Finally, how do you prevent them from occurring?

A race condition occurs when two or more threads can access shared data and they try to change it at the same time. Because the thread scheduling algorithm can swap between threads at any time, you don't know the order in which the threads will attempt to access the shared data. Therefore, the result of the change in data is dependent on the thread scheduling algorithm, i.e. both threads are "racing" to access/change the data.
Problems often occur when one thread does a "check-then-act" (e.g. "check" if the value is X, then "act" to do something that depends on the value being X) and another thread does something to the value in between the "check" and the "act". E.g:
if (x == 5) // The "Check"
{
y = x * 2; // The "Act"
// If another thread changed x in between "if (x == 5)" and "y = x * 2" above,
// y will not be equal to 10.
}
The point being, y could be 10, or it could be anything, depending on whether another thread changed x in between the check and act. You have no real way of knowing.
In order to prevent race conditions from occurring, you would typically put a lock around the shared data to ensure only one thread can access the data at a time. This would mean something like this:
// Obtain lock for x
if (x == 5)
{
y = x * 2; // Now, nothing can change x until the lock is released.
// Therefore y = 10
}
// release lock for x

A "race condition" exists when multithreaded (or otherwise parallel) code that would access a shared resource could do so in such a way as to cause unexpected results.
Take this example:
for ( int i = 0; i < 10000000; i++ )
{
x = x + 1;
}
If you had 5 threads executing this code at once, the value of x WOULD NOT end up being 50,000,000. It would in fact vary with each run.
This is because, in order for each thread to increment the value of x, they have to do the following: (simplified, obviously)
Retrieve the value of x
Add 1 to this value
Store this value to x
Any thread can be at any step in this process at any time, and they can step on each other when a shared resource is involved. The state of x can be changed by another thread during the time between x is being read and when it is written back.
Let's say a thread retrieves the value of x, but hasn't stored it yet. Another thread can also retrieve the same value of x (because no thread has changed it yet) and then they would both be storing the same value (x+1) back in x!
Example:
Thread 1: reads x, value is 7
Thread 1: add 1 to x, value is now 8
Thread 2: reads x, value is 7
Thread 1: stores 8 in x
Thread 2: adds 1 to x, value is now 8
Thread 2: stores 8 in x
Race conditions can be avoided by employing some sort of locking mechanism before the code that accesses the shared resource:
for ( int i = 0; i < 10000000; i++ )
{
//lock x
x = x + 1;
//unlock x
}
Here, the answer comes out as 50,000,000 every time.
For more on locking, search for: mutex, semaphore, critical section, shared resource.

What is a Race Condition?
You are planning to go to a movie at 5 pm. You inquire about the availability of the tickets at 4 pm. The representative says that they are available. You relax and reach the ticket window 5 minutes before the show. I'm sure you can guess what happens: it's a full house. The problem here was in the duration between the check and the action. You inquired at 4 and acted at 5. In the meantime, someone else grabbed the tickets. That's a race condition - specifically a "check-then-act" scenario of race conditions.
How do you detect them?
Religious code review, multi-threaded unit tests. There is no shortcut. There are few Eclipse plugin emerging on this, but nothing stable yet.
How do you handle and prevent them?
The best thing would be to create side-effect free and stateless functions, use immutables as much as possible. But that is not always possible. So using java.util.concurrent.atomic, concurrent data structures, proper synchronization, and actor based concurrency will help.
The best resource for concurrency is JCIP. You can also get some more details on above explanation here.

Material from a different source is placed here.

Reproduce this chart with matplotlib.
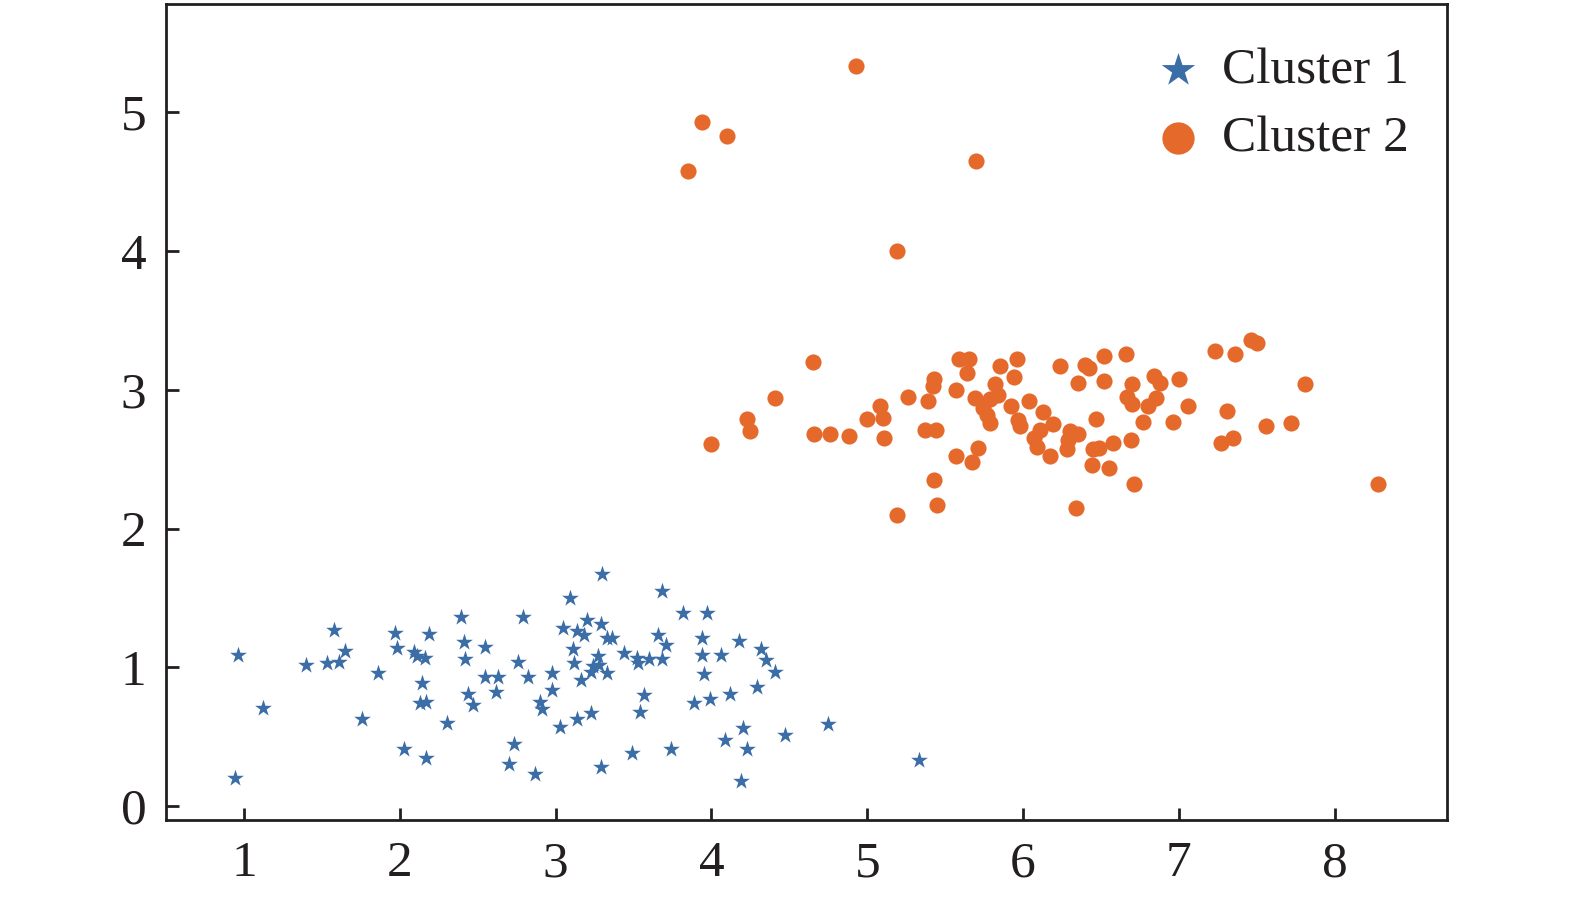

There is an important technical difference between race conditions and data races. Most answers seem to make the assumption that these terms are equivalent, but they are not.
A data race occurs when 2 instructions access the same memory location, at least one of these accesses is a write and there is no happens before ordering among these accesses. Now what constitutes a happens before ordering is subject to a lot of debate, but in general ulock-lock pairs on the same lock variable and wait-signal pairs on the same condition variable induce a happens-before order.
A race condition is a semantic error. It is a flaw that occurs in the timing or the ordering of events that leads to erroneous program behavior.
Many race conditions can be (and in fact are) caused by data races, but this is not necessary. As a matter of fact, data races and race conditions are neither the necessary, nor the sufficient condition for one another. This blog post also explains the difference very well, with a simple bank transaction example. Here is another simple example that explains the difference.
Now that we nailed down the terminology, let us try to answer the original question.
Given that race conditions are semantic bugs, there is no general way of detecting them. This is because there is no way of having an automated oracle that can distinguish correct vs. incorrect program behavior in the general case. Race detection is an undecidable problem.
On the other hand, data races have a precise definition that does not necessarily relate to correctness, and therefore one can detect them. There are many flavors of data race detectors (static/dynamic data race detection, lockset-based data race detection, happens-before based data race detection, hybrid data race detection). A state of the art dynamic data race detector is ThreadSanitizer which works very well in practice.
Handling data races in general requires some programming discipline to induce happens-before edges between accesses to shared data (either during development, or once they are detected using the above mentioned tools). this can be done through locks, condition variables, semaphores, etc. However, one can also employ different programming paradigms like message passing (instead of shared memory) that avoid data races by construction.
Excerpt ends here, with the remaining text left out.